**WHAT YOU NEED TO DO**
Pull out exactly the lines from the line containing "Rebuild this chart" to the line containing "0.995, 0.998, 1.0]", both lines included, with pictures removed from the copy.

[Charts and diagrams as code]

::::

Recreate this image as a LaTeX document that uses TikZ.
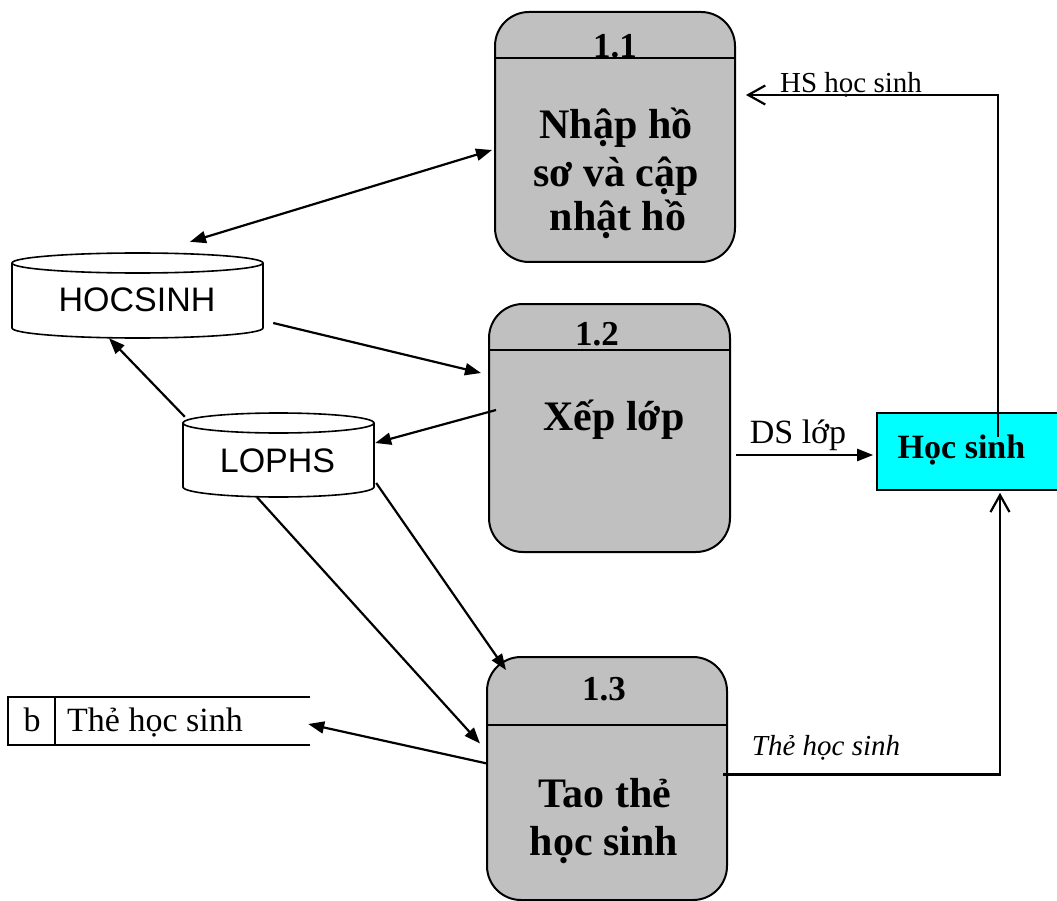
\documentclass[tikz,border=0pt]{standalone}
\usepackage{fontspec}
\setmainfont{Liberation Serif}
\newfontfamily\arialf{Liberation Sans}
\usetikzlibrary{arrows.meta,calc}
\definecolor{procgray}{HTML}{C0C0C0}
\definecolor{entcyan}{HTML}{00FFFF}
\newcommand\mycyl[5]{%
 \draw[line width=1.6pt, fill=white] (#1,#3) -- (#1,#4) arc[start angle=180, end angle=0, x radius={(#2-#1)/2}, y radius=#5] -- (#2,#3);
 \draw[line width=1.6pt, fill=white] ({(#1+#2)/2},#3) ellipse[x radius={(#2-#1)/2}, y radius=#5];}
\tikzset{
 proc/.style={draw, line width=2pt, fill=procgray, rounded corners=34pt, minimum width=240pt, inner sep=0},
 flow/.style={line width=2.2pt, -{Triangle[length=16pt,width=12pt]}},
 dflow/.style={line width=2.2pt, {Triangle[length=16pt,width=12pt]}-{Triangle[length=16pt,width=12pt]}},
 oflow/.style={line width=2.2pt, -{Straight Barb[length=17pt,width=19pt,line width=2.2pt]}},
 lbl/.style={anchor=base, inner sep=0},
 ptitle/.style={lbl, font=\fontsize{42}{48}\selectfont\bfseries},
 pnum/.style={lbl, font=\fontsize{35}{40}\selectfont\bfseries},
 hole/.style={inner sep=0, draw=none},
 divider/.style={line width=2pt},
}
\begin{document}
\begin{tikzpicture}[x=1pt,y=-1pt]
\useasboundingbox (0,0) rectangle (1057,901);
% process boxes
\node[proc, minimum height=250pt] (p11) at (615,137) {};
\node[proc, minimum height=248pt, minimum width=241pt] (p12) at (609.5,428) {};
\node[proc, minimum height=243pt] (p13) at (607,778.5) {};
\draw[divider] (p11.west |- 0,58) -- (p11.east |- 0,58);
\draw[divider] (p12.west |- 0,350) -- (p12.east |- 0,350);
\draw[divider] (p13.west |- 0,725) -- (p13.east |- 0,725);
\node[pnum] (n11) at (615,58) {1.1};
\node[pnum] (n12) at (597,345) {1.2};
\node[pnum] (n13) at (604,700) {1.3};
\node[ptitle] (t11a) at (616,139) {Nhập hồ};
\node[ptitle] (t11b) at (616,187) {sơ và cập};
\node[ptitle] (t11c) at (618,231) {nhật hồ};
\node[ptitle] (t12) at (614,430) {Xếp lớp};
\node[ptitle] (t13a) at (605,807) {Tao thẻ};
\node[ptitle] (t13b) at (604,855) {học sinh};
% data stores (cylinders)
\mycyl{12}{263}{263}{328}{10}
\mycyl{183}{374}{423}{487}{10}
\node[hole, minimum width=251pt, minimum height=86pt] (hs) at (137.5,296) {};
\node[hole, minimum width=191pt, minimum height=84pt] (lp) at (278.5,455) {};
\node[lbl, font=\arialf\fontsize{34}{40}\selectfont] (hst) at (137,312) {HOCSINH};
\node[lbl, font=\arialf\fontsize{34}{40}\selectfont] (lpt) at (277.5,472) {LOPHS};
% store b
\draw[line width=1.6pt] (310,697) -- (8,697) -- (8,745) -- (310,745);
\draw[line width=1.6pt] (55,697) -- (55,745);
\node[hole, minimum width=302pt, minimum height=48pt] (ts) at (159,721) {};
\node[lbl, font=\fontsize{34}{40}\selectfont] (tsb) at (32,731) {b};
\node[lbl, anchor=base west, font=\fontsize{34}{40}\selectfont] (tst) at (67,731) {Thẻ học sinh};
% external entity
\node[draw, line width=1.6pt, fill=entcyan, minimum width=181pt, minimum height=77pt, inner sep=0] (ent) at (967.5,451.5) {};
\node[lbl, font=\fontsize{34}{40}\selectfont\bfseries] (entt) at (961.5,458) {Học sinh};
% connectors
\draw[dflow] ($(hs.north)+(52.5,-11)$) -- ($(p11.west)+(-2,13)$);
\draw[flow] ($(hs.east)+(10,27)$) -- ($(p12.west)+(-7,-55)$);
\draw[flow] ($(p12.west)+(8,-18)$) -- ($(lp.east)+(1,-12)$);
\draw[flow] ($(lp.north west)+(2,4)$) -- ($(hs.south)+(-28.5,-1)$);
\draw[flow] ($(lp.east)+(2,28)$) -- ($(p13.north)+(-101,14)$);
\draw[flow] ($(lp.south)+(-21.5,0)$) -- ($(p13.west)+(-6,-35)$);
\draw[flow] ($(p13.west)+(1,-15)$) -- ($(ts.east)+(-2,3)$);
\draw[oflow] ($(p13.east)+(-5,-4)$) -| ($(ent.south)+(32.5,2)$);
\draw[flow] ($(p12.east)+(5,27)$) -- ($(ent.west)+(-3,3.5)$);
\draw[oflow] ($(ent.center)+(30.5,-14.5)$) |- ($(p11.east)+(10,-42)$);
% labels
\node[lbl, font=\fontsize{29}{34}\selectfont] (lhs) at (851,93) {HS học sinh};
\node[lbl, font=\fontsize{34}{40}\selectfont] (lds) at (798,443) {DS lớp};
\node[lbl, font=\fontsize{29}{34}\selectfont\itshape] (lth) at (826,755) {Thẻ học sinh};
\end{tikzpicture}
\end{document}
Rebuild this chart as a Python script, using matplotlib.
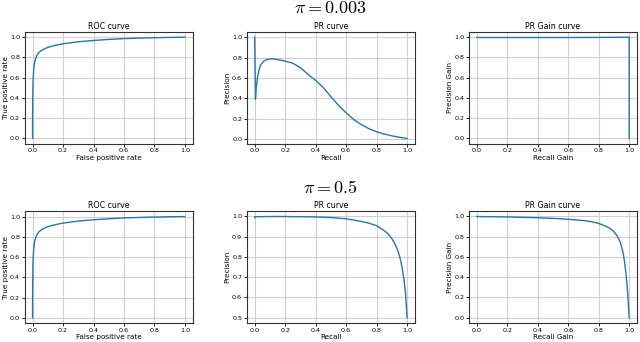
import matplotlib
matplotlib.use('Agg')
import matplotlib.pyplot as plt
import numpy as np

# ROC (same classifier for both priors)
fpr = [0.0, 0.0, 0.001, 0.002, 0.004, 0.007, 0.01, 0.015, 0.02, 0.03, 0.04, 0.05, 0.07, 0.1,
       0.15, 0.2, 0.3, 0.4, 0.5, 0.6, 0.7, 0.8, 0.9, 1.0]
tpr = [0.0, 0.2, 0.38, 0.5, 0.6, 0.67, 0.72, 0.76, 0.79, 0.825, 0.845, 0.86, 0.88, 0.9,
       0.92, 0.935, 0.955, 0.968, 0.978, 0.986, 0.991, 0.995, 0.998, 1.0]

# pi = 0.003
rec_a = [0.0, 0.0, 0.005, 0.01, 0.02, 0.03, 0.04, 0.06, 0.08, 0.1, 0.12, 0.15, 0.2, 0.25,
         0.3, 0.35, 0.4, 0.45, 0.5, 0.55, 0.6, 0.65, 0.7, 0.75, 0.8, 0.85, 0.9, 0.95, 1.0]
prec_a = [1.0, 1.0, 0.39, 0.5, 0.62, 0.69, 0.73, 0.765, 0.78, 0.786, 0.787, 0.78, 0.765, 0.745,
          0.70, 0.635, 0.575, 0.505, 0.415, 0.33, 0.255, 0.19, 0.14, 0.1, 0.07, 0.047, 0.03, 0.016, 0.004]
rg_a = [0.0, 0.2, 0.4, 0.6, 0.8, 0.9, 0.98, 0.995, 0.998, 0.998]
pg_a = [0.995, 0.995, 0.995, 0.995, 0.996, 0.997, 0.998, 0.998, 0.998, 0.0]

# pi = 0.5
rec_b = [0.0, 0.0, 0.1, 0.2, 0.3, 0.4, 0.5, 0.6, 0.7, 0.75, 0.8, 0.85, 0.88, 0.9, 0.92,
         0.94, 0.95, 0.96, 0.97, 0.98, 0.99, 1.0]
prec_b = [0.993, 0.998, 0.999, 0.999, 0.998, 0.997, 0.994, 0.988, 0.975, 0.966, 0.954, 0.93,
          0.91, 0.89, 0.865, 0.83, 0.805, 0.775, 0.735, 0.685, 0.62, 0.5]
rg_b = [0.0, 0.1, 0.2, 0.3, 0.4, 0.5, 0.6, 0.7, 0.75, 0.8, 0.85, 0.88, 0.9, 0.92, 0.94,
        0.95, 0.96, 0.97, 0.98, 0.99, 1.0]
pg_b = [0.998, 0.996, 0.994, 0.99, 0.986, 0.98, 0.971, 0.958, 0.948, 0.93, 0.9, 0.875,
        0.85, 0.81, 0.75, 0.7, 0.64, 0.55, 0.42, 0.25, 0.0]

plt.rcParams['font.size'] = 5
plt.rcParams['mathtext.fontset'] = 'cm'

fig, axs = plt.subplots(2, 3, figsize=(6.4, 3.42), dpi=100)
fig.subplots_adjust(left=0.039, right=0.995, top=0.906, bottom=0.056, wspace=0.325, hspace=0.61)

LAB = 5.2
TIT = 5.7

rows = [(rec_a, prec_a, rg_a, pg_a), (rec_b, prec_b, rg_b, pg_b)]
for i, (rec, prec, rg, pg) in enumerate(rows):
    ax = axs[i, 0]
    ax.plot(fpr, tpr, color='tab:blue', lw=1)
    ax.set_title('ROC curve', fontsize=TIT, pad=2.5)
    ax.set_xlabel('False positive rate', fontsize=LAB, labelpad=1)
    ax.set_ylabel('True positive rate', fontsize=LAB, labelpad=1)

    ax = axs[i, 1]
    ax.plot(rec, prec, color='tab:blue', lw=1)
    ax.set_title('PR curve', fontsize=TIT, pad=2.5)
    ax.set_xlabel('Recall', fontsize=LAB, labelpad=1)
    ax.set_ylabel('Precision', fontsize=LAB, labelpad=1)

    ax = axs[i, 2]
    ax.plot(rg, pg, color='tab:blue', lw=1)
    ax.set_title('PR Gain curve', fontsize=TIT, pad=2.5)
    ax.set_xlabel('Recall Gain', fontsize=LAB, labelpad=1)
    ax.set_ylabel('Precision Gain', fontsize=LAB, labelpad=1)

for ax in axs.flat:
    ax.grid(True, color='#cfcfcf', lw=0.8)
    ax.tick_params(labelsize=4.6, length=2, width=0.6, pad=1.5)
    ax.set_xticks(np.arange(0, 1.01, 0.2))
    for s in ax.spines.values():
        s.set_linewidth(0.8)
        s.set_color('#333333')

axs[1, 1].set_yticks(np.arange(0.5, 1.01, 0.1))

for i, lab in enumerate([r'$\pi = 0.003$', r'$\pi = 0.5$']):
    pos = axs[i, 1].get_position()
    fig.text((pos.x0 + pos.x1) / 2, pos.y1 + 0.07, lab, ha='center', va='center', fontsize=13)

fig.savefig('out.png', dpi=100)
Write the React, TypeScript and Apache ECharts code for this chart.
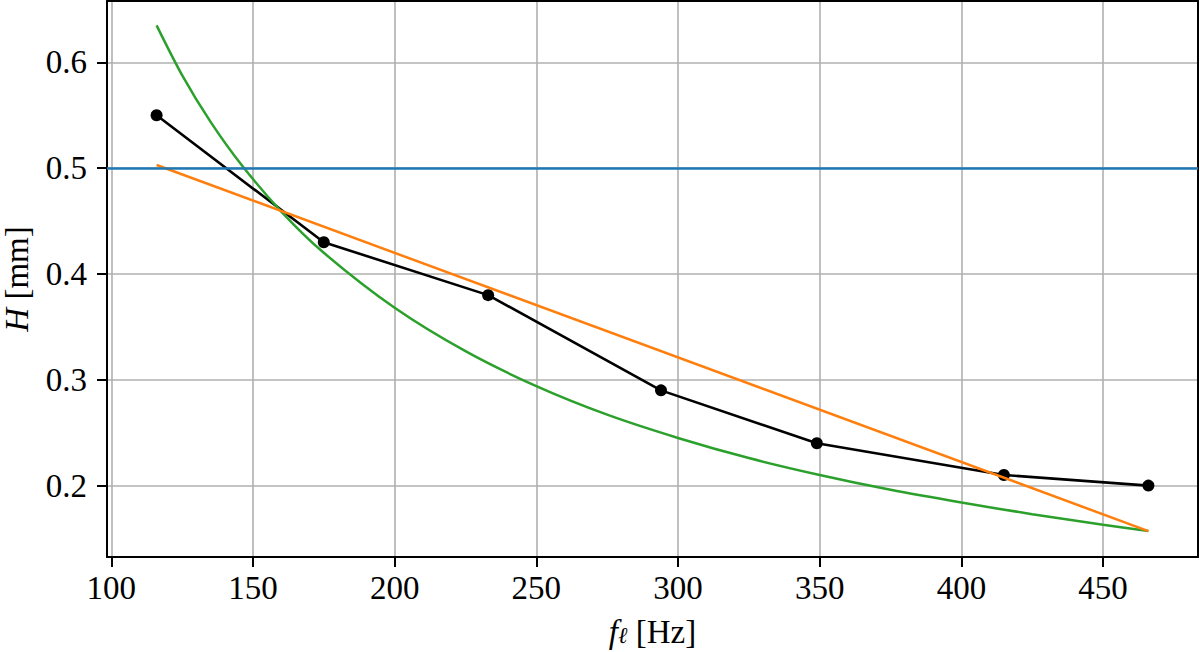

::::

**THE RESPONSE**
Rebuild this chart as a Python script, using matplotlib.
import matplotlib
matplotlib.use('Agg')
import matplotlib.pyplot as plt
import numpy as np

# ROC (same classifier for both priors)
fpr = [0.0, 0.0, 0.001, 0.002, 0.004, 0.007, 0.01, 0.015, 0.02, 0.03, 0.04, 0.05, 0.07, 0.1,
       0.15, 0.2, 0.3, 0.4, 0.5, 0.6, 0.7, 0.8, 0.9, 1.0]
tpr = [0.0, 0.2, 0.38, 0.5, 0.6, 0.67, 0.72, 0.76, 0.79, 0.825, 0.845, 0.86, 0.88, 0.9,
       0.92, 0.935, 0.955, 0.968, 0.978, 0.986, 0.991, 0.995, 0.998, 1.0]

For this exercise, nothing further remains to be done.